Recorded data:
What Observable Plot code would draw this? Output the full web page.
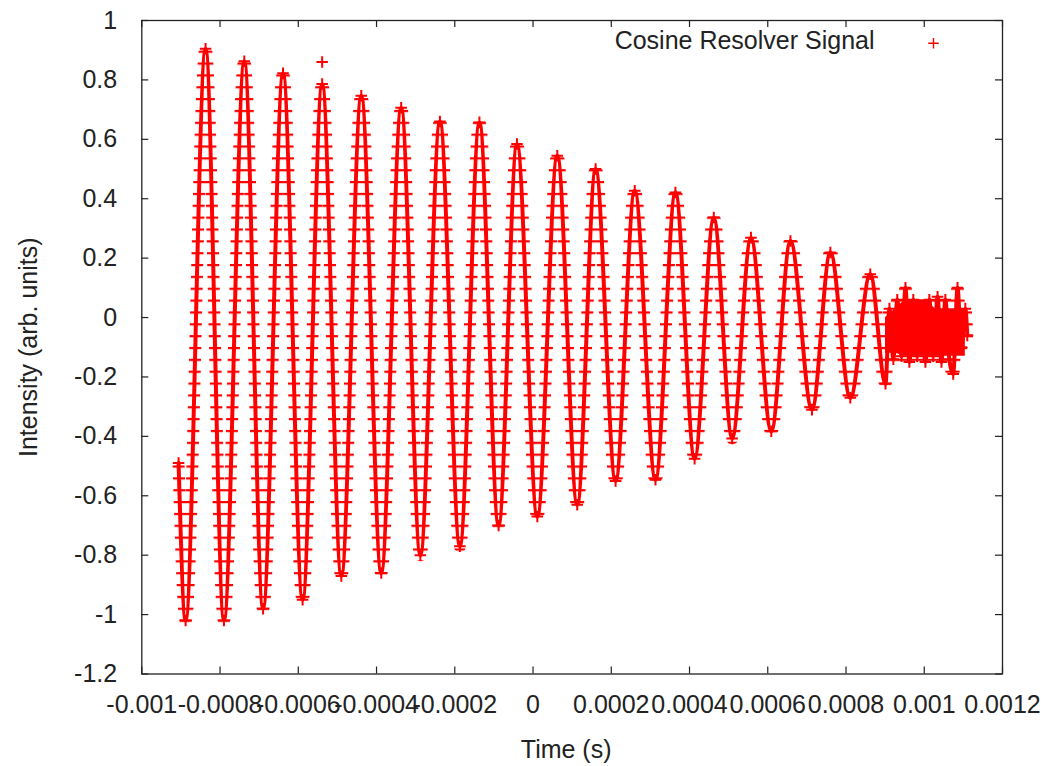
<!DOCTYPE html>
<html>
<head>
<meta charset="utf-8">
<script src="https://cdn.jsdelivr.net/npm/d3@7"></script>
<script src="https://cdn.jsdelivr.net/npm/@observablehq/plot@0.6"></script>
<style>
html, body { margin: 0; padding: 0; background: #ffffff; }
#chart svg { display: block; }
</style>
</head>
<body>
<div id="chart"></div>
<script>
// ---- data ----
const seriesName = "Cosine Resolver Signal";
const xLabel = "Time (s)";
const yLabel = "Intensity (arb. units)";

const startTimes = [-0.000906];
const startValues = [-0.49];

const peakTimes = [-0.000837, -0.000738, -0.000639, -0.000539, -0.000439, -0.000337, -0.000238, -0.000137, -0.000041,
  0.000062, 0.000160, 0.000260, 0.000364, 0.000462, 0.000557, 0.000658, 0.000760, 0.000862];
const peakValues = [0.905, 0.863, 0.822, 0.786, 0.747, 0.706, 0.660, 0.657, 0.584,
  0.545, 0.500, 0.427, 0.421, 0.337, 0.269, 0.258, 0.219, 0.146];

const troughTimes = [-0.000888, -0.000790, -0.000690, -0.000589, -0.000490, -0.000388, -0.000288, -0.000187, -0.000088,
  0.000011, 0.000113, 0.000211, 0.000313, 0.000413, 0.000509, 0.000609, 0.000713, 0.000811, 0.000901];
const troughValues = [-1.02, -1.02, -0.98, -0.95, -0.87, -0.86, -0.80, -0.77, -0.70,
  -0.67, -0.63, -0.55, -0.546, -0.475, -0.407, -0.383, -0.31, -0.27, -0.223];

const tailTimes = [0.000911, 0.000921, 0.000931, 0.000942, 0.000952, 0.000962, 0.000972, 0.000982, 0.000993, 0.001003,
  0.001013, 0.001023, 0.001034, 0.001044, 0.001054, 0.001064, 0.001074, 0.001085, 0.001095, 0.001105, 0.001110];
const tailValues = [0.03, -0.14, 0.06, -0.13, 0.10, -0.15, 0.06, -0.13, 0.03, -0.15,
  0.06, -0.13, 0.07, -0.15, 0.06, -0.14, -0.19, 0.10, -0.10, 0.03, -0.06];

// solid, densely sampled band at the end of the record
const bandTimes = [0.000901, 0.000926, 0.000952, 0.001003, 0.001028, 0.001105];
const bandUpper = [0.0, 0.03, 0.06, 0.06, 0.03, 0.03];
const bandLower = [-0.12, -0.12, -0.13, -0.13, -0.13, -0.13];

const outlierTimes = [-0.000539];
const outlierValues = [0.86];

// quantisation levels of the samples (rows of "+" markers)
const levelStep = 0.0399;
const levelOffset = 0.017;

const xTicks = [-0.001, -0.0008, -0.0006, -0.0004, -0.0002, 0, 0.0002, 0.0004, 0.0006, 0.0008, 0.001, 0.0012];
const yTicks = [-1.2, -1, -0.8, -0.6, -0.4, -0.2, 0, 0.2, 0.4, 0.6, 0.8, 1];

// ---- build tables ----
const zip = (ts, vs) => ts.map((t, i) => ({t, v: vs[i]}));
const series = [
  ...zip(startTimes, startValues),
  ...zip(peakTimes, peakValues),
  ...zip(troughTimes, troughValues),
  ...zip(tailTimes, tailValues)
].sort((a, b) => a.t - b.t);
const outliers = zip(outlierTimes, outlierValues);
const band = bandTimes.map((t, i) => ({t, lo: bandLower[i], hi: bandUpper[i]}));

const W = 1046, H = 766;
const mL = 141.3, mR = 44, mT = 20, mB = 92.5;
const frameW = W - mL - mR, frameH = H - mT - mB;
const red = "#ff0000";
const ink = "#222222";
const tickLen = 7;

function rungPattern(index, scales) {
  const y = scales.y;
  const step = Math.abs(y(0) - y(levelStep));
  const off = y(levelOffset);
  const ns = "http://www.w3.org/2000/svg";
  const defs = document.createElementNS(ns, "defs");
  const p = document.createElementNS(ns, "pattern");
  p.setAttribute("id", "rungs");
  p.setAttribute("patternUnits", "userSpaceOnUse");
  p.setAttribute("x", 0);
  p.setAttribute("y", off - 1.1);
  p.setAttribute("width", 40);
  p.setAttribute("height", step);
  const r = document.createElementNS(ns, "rect");
  r.setAttribute("x", 0);
  r.setAttribute("y", 0);
  r.setAttribute("width", 40);
  r.setAttribute("height", 2.2);
  r.setAttribute("fill", red);
  p.appendChild(r);
  defs.appendChild(p);
  return defs;
}

const chart = Plot.plot({
  width: W,
  height: H,
  marginLeft: mL,
  marginRight: mR,
  marginTop: mT,
  marginBottom: mB,
  style: {fontFamily: "'Liberation Sans', Arial, sans-serif", fontSize: "25px", color: ink, background: "#ffffff"},
  x: {domain: [-0.001, 0.0012], axis: null},
  y: {domain: [-1.2, 1], axis: null},
  marks: [
    rungPattern,
    // data
    Plot.areaY(band, {x: "t", y1: "lo", y2: "hi", fill: red, curve: "linear"}),
    Plot.line(series, {x: "t", y: "v", stroke: "url(#rungs)", strokeWidth: 12, curve: "monotone-x"}),
    Plot.line(series, {x: "t", y: "v", stroke: red, strokeWidth: 4, strokeLinejoin: "round", curve: "monotone-x"}),
    Plot.dot(series, {x: "t", y: "v", symbol: "plus", r: 3.8, stroke: red, strokeWidth: 2}),
    Plot.dot(outliers, {x: "t", y: "v", symbol: "plus", r: 3.8, stroke: red, strokeWidth: 2}),
    // inward ticks on all four sides
    Plot.tickX(xTicks, {x: d => d, insetTop: frameH - tickLen, stroke: ink, strokeWidth: 1.2}),
    Plot.tickX(xTicks, {x: d => d, insetBottom: frameH - tickLen, stroke: ink, strokeWidth: 1.2}),
    Plot.tickY(yTicks, {y: d => d, insetRight: frameW - tickLen, stroke: ink, strokeWidth: 1.2}),
    Plot.tickY(yTicks, {y: d => d, insetLeft: frameW - tickLen, stroke: ink, strokeWidth: 1.2}),
    // tick labels
    Plot.axisX(xTicks, {anchor: "bottom", tickSize: 0, tickPadding: 21, tickFormat: d => String(d), label: null}),
    Plot.axisY(yTicks, {anchor: "left", tickSize: 0, tickPadding: 24.6, tickFormat: d => String(d), label: null}),
    Plot.frame({stroke: ink, strokeWidth: 1.3}),
    // axis titles
    Plot.text([xLabel], {frameAnchor: "bottom", dy: 75.5, dx: -6, lineAnchor: "middle", textAnchor: "middle", fill: ink}),
    Plot.text([yLabel], {frameAnchor: "left", dx: -113, rotate: -90, lineAnchor: "middle", textAnchor: "middle", fill: ink}),
    // key
    Plot.text([seriesName], {frameAnchor: "top-right", dx: -128, dy: 20, textAnchor: "end", lineAnchor: "middle", fill: ink}),
    Plot.dot([seriesName], {frameAnchor: "top-right", dx: -69, dy: 22.7, symbol: "plus", r: 3.5, stroke: red, strokeWidth: 1.4})
  ]
});

document.getElementById("chart").appendChild(chart);
</script>
</body>
</html>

Task statement: Repeat the full listing above exactly, with no pictures in the copy.

Exercise result:
What Observable Plot code would draw this? Output the full web page.
<!DOCTYPE html>
<html>
<head>
<meta charset="utf-8">
<script src="https://cdn.jsdelivr.net/npm/d3@7"></script>
<script src="https://cdn.jsdelivr.net/npm/@observablehq/plot@0.6"></script>
<style>
html, body { margin: 0; padding: 0; background: #ffffff; }
#chart svg { display: block; }
</style>
</head>
<body>
<div id="chart"></div>
<script>
// ---- data ----
const seriesName = "Cosine Resolver Signal";
const xLabel = "Time (s)";
const yLabel = "Intensity (arb. units)";

const startTimes = [-0.000906];
const startValues = [-0.49];

const peakTimes = [-0.000837, -0.000738, -0.000639, -0.000539, -0.000439, -0.000337, -0.000238, -0.000137, -0.000041,
  0.000062, 0.000160, 0.000260, 0.000364, 0.000462, 0.000557, 0.000658, 0.000760, 0.000862];
const peakValues = [0.905, 0.863, 0.822, 0.786, 0.747, 0.706, 0.660, 0.657, 0.584,
  0.545, 0.500, 0.427, 0.421, 0.337, 0.269, 0.258, 0.219, 0.146];

const troughTimes = [-0.000888, -0.000790, -0.000690, -0.000589, -0.000490, -0.000388, -0.000288, -0.000187, -0.000088,
  0.000011, 0.000113, 0.000211, 0.000313, 0.000413, 0.000509, 0.000609, 0.000713, 0.000811, 0.000901];
const troughValues = [-1.02, -1.02, -0.98, -0.95, -0.87, -0.86, -0.80, -0.77, -0.70,
  -0.67, -0.63, -0.55, -0.546, -0.475, -0.407, -0.383, -0.31, -0.27, -0.223];

const tailTimes = [0.000911, 0.000921, 0.000931, 0.000942, 0.000952, 0.000962, 0.000972, 0.000982, 0.000993, 0.001003,
  0.001013, 0.001023, 0.001034, 0.001044, 0.001054, 0.001064, 0.001074, 0.001085, 0.001095, 0.001105, 0.001110];
const tailValues = [0.03, -0.14, 0.06, -0.13, 0.10, -0.15, 0.06, -0.13, 0.03, -0.15,
  0.06, -0.13, 0.07, -0.15, 0.06, -0.14, -0.19, 0.10, -0.10, 0.03, -0.06];

// solid, densely sampled band at the end of the record
const bandTimes = [0.000901, 0.000926, 0.000952, 0.001003, 0.001028, 0.001105];
const bandUpper = [0.0, 0.03, 0.06, 0.06, 0.03, 0.03];
const bandLower = [-0.12, -0.12, -0.13, -0.13, -0.13, -0.13];

const outlierTimes = [-0.000539];
const outlierValues = [0.86];

// quantisation levels of the samples (rows of "+" markers)
const levelStep = 0.0399;
const levelOffset = 0.017;

const xTicks = [-0.001, -0.0008, -0.0006, -0.0004, -0.0002, 0, 0.0002, 0.0004, 0.0006, 0.0008, 0.001, 0.0012];
const yTicks = [-1.2, -1, -0.8, -0.6, -0.4, -0.2, 0, 0.2, 0.4, 0.6, 0.8, 1];

// ---- build tables ----
const zip = (ts, vs) => ts.map((t, i) => ({t, v: vs[i]}));
const series = [
  ...zip(startTimes, startValues),
  ...zip(peakTimes, peakValues),
  ...zip(troughTimes, troughValues),
  ...zip(tailTimes, tailValues)
].sort((a, b) => a.t - b.t);
const outliers = zip(outlierTimes, outlierValues);
const band = bandTimes.map((t, i) => ({t, lo: bandLower[i], hi: bandUpper[i]}));

const W = 1046, H = 766;
const mL = 141.3, mR = 44, mT = 20, mB = 92.5;
const frameW = W - mL - mR, frameH = H - mT - mB;
const red = "#ff0000";
const ink = "#222222";
const tickLen = 7;

function rungPattern(index, scales) {
  const y = scales.y;
  const step = Math.abs(y(0) - y(levelStep));
  const off = y(levelOffset);
  const ns = "http://www.w3.org/2000/svg";
  const defs = document.createElementNS(ns, "defs");
  const p = document.createElementNS(ns, "pattern");
  p.setAttribute("id", "rungs");
  p.setAttribute("patternUnits", "userSpaceOnUse");
  p.setAttribute("x", 0);
  p.setAttribute("y", off - 1.1);
  p.setAttribute("width", 40);
  p.setAttribute("height", step);
  const r = document.createElementNS(ns, "rect");
  r.setAttribute("x", 0);
  r.setAttribute("y", 0);
  r.setAttribute("width", 40);
  r.setAttribute("height", 2.2);
  r.setAttribute("fill", red);
  p.appendChild(r);
  defs.appendChild(p);
  return defs;
}

const chart = Plot.plot({
  width: W,
  height: H,
  marginLeft: mL,
  marginRight: mR,
  marginTop: mT,
  marginBottom: mB,
  style: {fontFamily: "'Liberation Sans', Arial, sans-serif", fontSize: "25px", color: ink, background: "#ffffff"},
  x: {domain: [-0.001, 0.0012], axis: null},
  y: {domain: [-1.2, 1], axis: null},
  marks: [
    rungPattern,
    // data
    Plot.areaY(band, {x: "t", y1: "lo", y2: "hi", fill: red, curve: "linear"}),
    Plot.line(series, {x: "t", y: "v", stroke: "url(#rungs)", strokeWidth: 12, curve: "monotone-x"}),
    Plot.line(series, {x: "t", y: "v", stroke: red, strokeWidth: 4, strokeLinejoin: "round", curve: "monotone-x"}),
    Plot.dot(series, {x: "t", y: "v", symbol: "plus", r: 3.8, stroke: red, strokeWidth: 2}),
    Plot.dot(outliers, {x: "t", y: "v", symbol: "plus", r: 3.8, stroke: red, strokeWidth: 2}),
    // inward ticks on all four sides
    Plot.tickX(xTicks, {x: d => d, insetTop: frameH - tickLen, stroke: ink, strokeWidth: 1.2}),
    Plot.tickX(xTicks, {x: d => d, insetBottom: frameH - tickLen, stroke: ink, strokeWidth: 1.2}),
    Plot.tickY(yTicks, {y: d => d, insetRight: frameW - tickLen, stroke: ink, strokeWidth: 1.2}),
    Plot.tickY(yTicks, {y: d => d, insetLeft: frameW - tickLen, stroke: ink, strokeWidth: 1.2}),
    // tick labels
    Plot.axisX(xTicks, {anchor: "bottom", tickSize: 0, tickPadding: 21, tickFormat: d => String(d), label: null}),
    Plot.axisY(yTicks, {anchor: "left", tickSize: 0, tickPadding: 24.6, tickFormat: d => String(d), label: null}),
    Plot.frame({stroke: ink, strokeWidth: 1.3}),
    // axis titles
    Plot.text([xLabel], {frameAnchor: "bottom", dy: 75.5, dx: -6, lineAnchor: "middle", textAnchor: "middle", fill: ink}),
    Plot.text([yLabel], {frameAnchor: "left", dx: -113, rotate: -90, lineAnchor: "middle", textAnchor: "middle", fill: ink}),
    // key
    Plot.text([seriesName], {frameAnchor: "top-right", dx: -128, dy: 20, textAnchor: "end", lineAnchor: "middle", fill: ink}),
    Plot.dot([seriesName], {frameAnchor: "top-right", dx: -69, dy: 22.7, symbol: "plus", r: 3.5, stroke: red, strokeWidth: 1.4})
  ]
});

document.getElementById("chart").appendChild(chart);
</script>
</body>
</html>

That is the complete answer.